Shoulder Mobility Tips For The Low Bar Squat
Shoulder mobility can play a large role in the low bar squat, and for those who may lack shoulder mobility it can create problems not only at the thoracic spine, but all the way down the chain.
While I do not want to call this a simple fix, I have 3 go-tos that have worked fairly well. The first is really just the cueing and setup of the low bar squat. The general idea is that we are trying to do a “lat pulldown” with the bar. During a lat pulldown we are retracting and depressing our shoulders and using the lats to adduct the arm, and that is the same tension we want to create throughout our upper back during the low bar squat. The only slight difference is our elbow position, and often times its a simple as cueing a lifter to push their elbows forward as well. But to help with the process there are two mobility drills I really find useful and have seen good results with, and that is a PVC pipe preacher stretch with controlled breathing and direct lacrosse ball work on the pec, particular the pec minor. The pec is an internal rotator, and many times tightness from the high volumes of bench pressing can offset the shoulder mobility improvements we have. So the combination of these 2 exercises seem to work best. For a more in depth breakdown of these drills, CLICK HERE and scroll over to 2nd and 3rd videos for full demonstrations!

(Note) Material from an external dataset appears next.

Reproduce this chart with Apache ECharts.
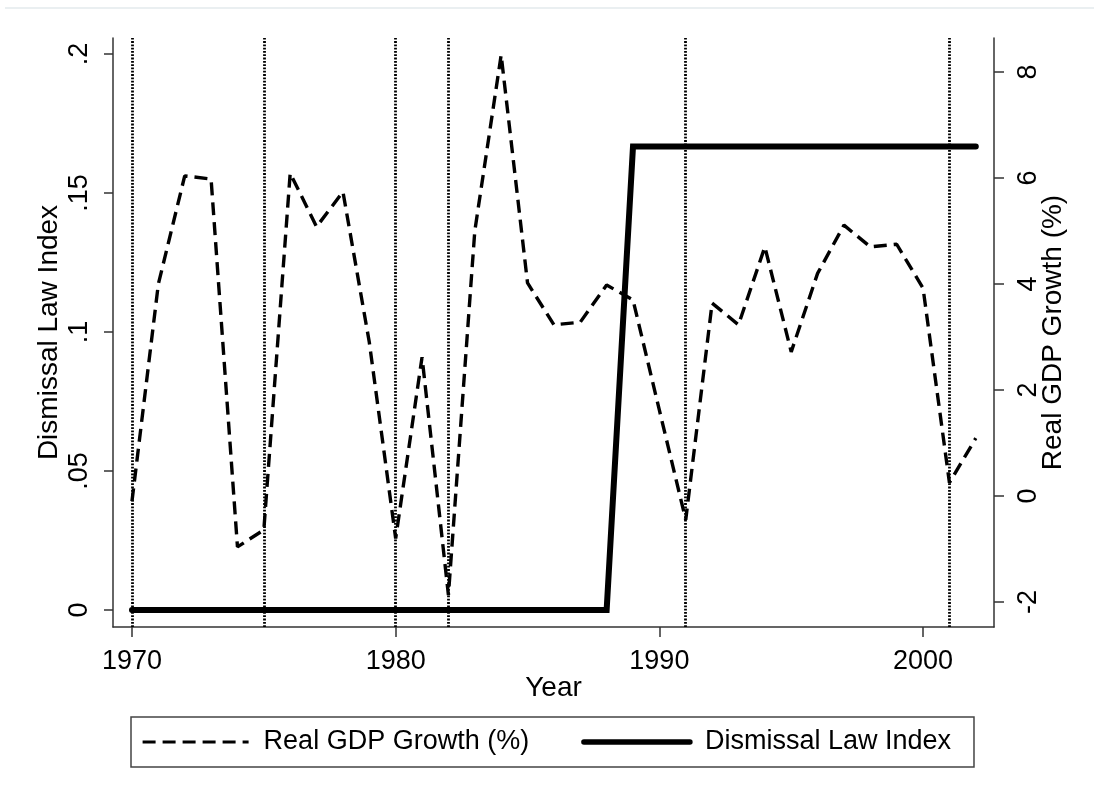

With all that being said, a variable that always needs to be looked at as well is grip width. A good starting point I find is the same width you would use for a lat pulldown, but from there is becomes more individual based on shoulder mobility and a lifter’s ability to maintain thoracic tightness. Typically the wider the grip width, the more difficult it will be to stay tight, and vice versa. The downside though of a narrower grip is a higher need for shoulder mobility and an increased risk of developing some type of biceps tendon or elbow pain from the high demands of being in that compacted position.
As for examples of what movement pattern issues we tend to see from inadequate shoulder mobility, you will see typically 1 of 4 things occur.
One scenario is that the lack of shoulder mobility causes the elbows to flare up, limiting the ability for the lifter to retract and extend at the thoracic spine. This then usually causes the lifter to compensate by creating extension at the lumbar spine and anteriorly tilting at the pelvis. In the 3rd video you can see a good example of this, as @netzer_strong on the left starts in a fairly extended lumbar position to compensate for his elbow position. Where as on the right he is able to achieve a more neutral brace and keeps that position throughout.
The second scenario is that they do not compensate at the lumbar spine, but that then creates a fairly pronounced chest fall pattern coming out of the hole. Typically this is the lifter you will see the bar roll up towards their neck during a max attempt. This can be seen in the in the 5th and 6th videos of @ilift_wright and @brandilynnbw. Both experience that chest fall pattern coming out of the hole, and in the case of Shelly, we can see that bar rolling up and really losing thoracic tightness during a max attempt.
The 3rd scenario I often see is actually that one side is able to achieve a decent position while the other side lacks the mobility to. The result of this tends to be a twisting effect in the squat. This can be seen in the 7th video where you can see @posten.lifts on the left experiencing a fairly prominent twist at the bottom of his squat and coming out of the hole. His right side is the one lacking mobility, and what you will see is a twist towards that side.
The final scenario is that the lifter actually achieve a decent position by really forcing themselves into position, but the result of this is chronic biceps tendon or elbow pain. This is not necessarily an issue that effects the lifter’s movement, but more so decreases their tolerance for the amount they can low bar squat. This pain tends to limit their ability to handle higher volumes/frequencies of low bar squatting, and also usually translates to issues on the bench press as well.